A binary search works by finding the middle value and evaluating it against the sought value. If the middle value is larger, everything to the right is discarded - the sought value must be to the left. It takes the left half and finds the middle value of that. If it's larger, it discards the right and keeps the left. Keep iterating until you find the value.
So why does LOOKUP(2,{1,1,#DIV/0!,1,1,#DIV/0!,1,1},...) find the last 1 instead of some arbitrary 1? I don't know exactly how MS implemented their binary search, so I have to make some assumptions. My assumptions are that error values are thrown out of the array and that when there's an even number of entries (no middle value), the value on the left of middle is used. Those assumptions may be wrong, but they have zero affect on the outcome.

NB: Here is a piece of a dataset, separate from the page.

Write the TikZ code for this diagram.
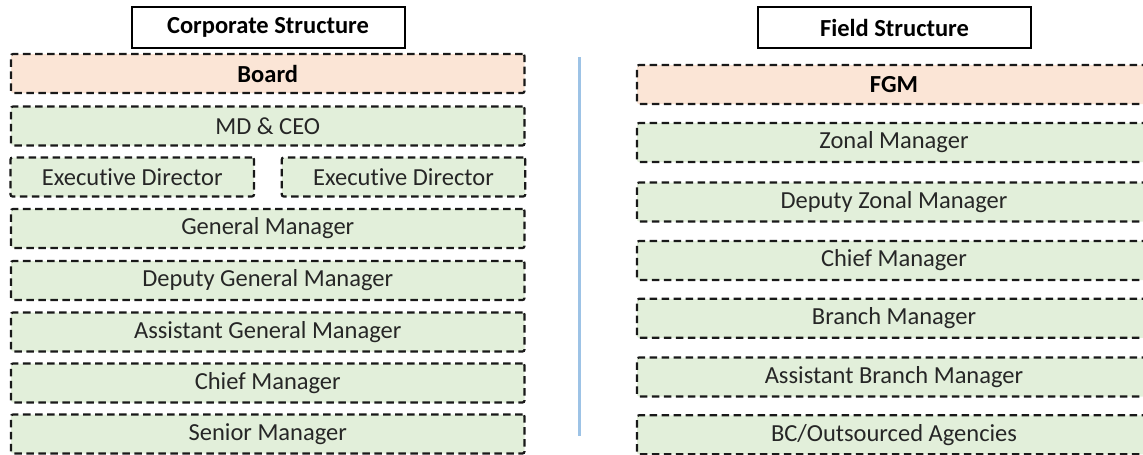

First, throw out the errors. Now you have these entries and their original positions
1 1 1 1 1 1
1 2 4 5 7 8
The "middle" number is 1(4). It is less than 2 (sought value), so we throw out everything to the left and reprocess the right. Now we have
1 1 1
5 7 8
The middle value is 1(7). It is less than 2, so we throw out everything to the left and reprocess the right. Now we have
1
8
We're down to one entry, so that's the answer. If the sought value is higher than all the other values, a binary search will always return the last value.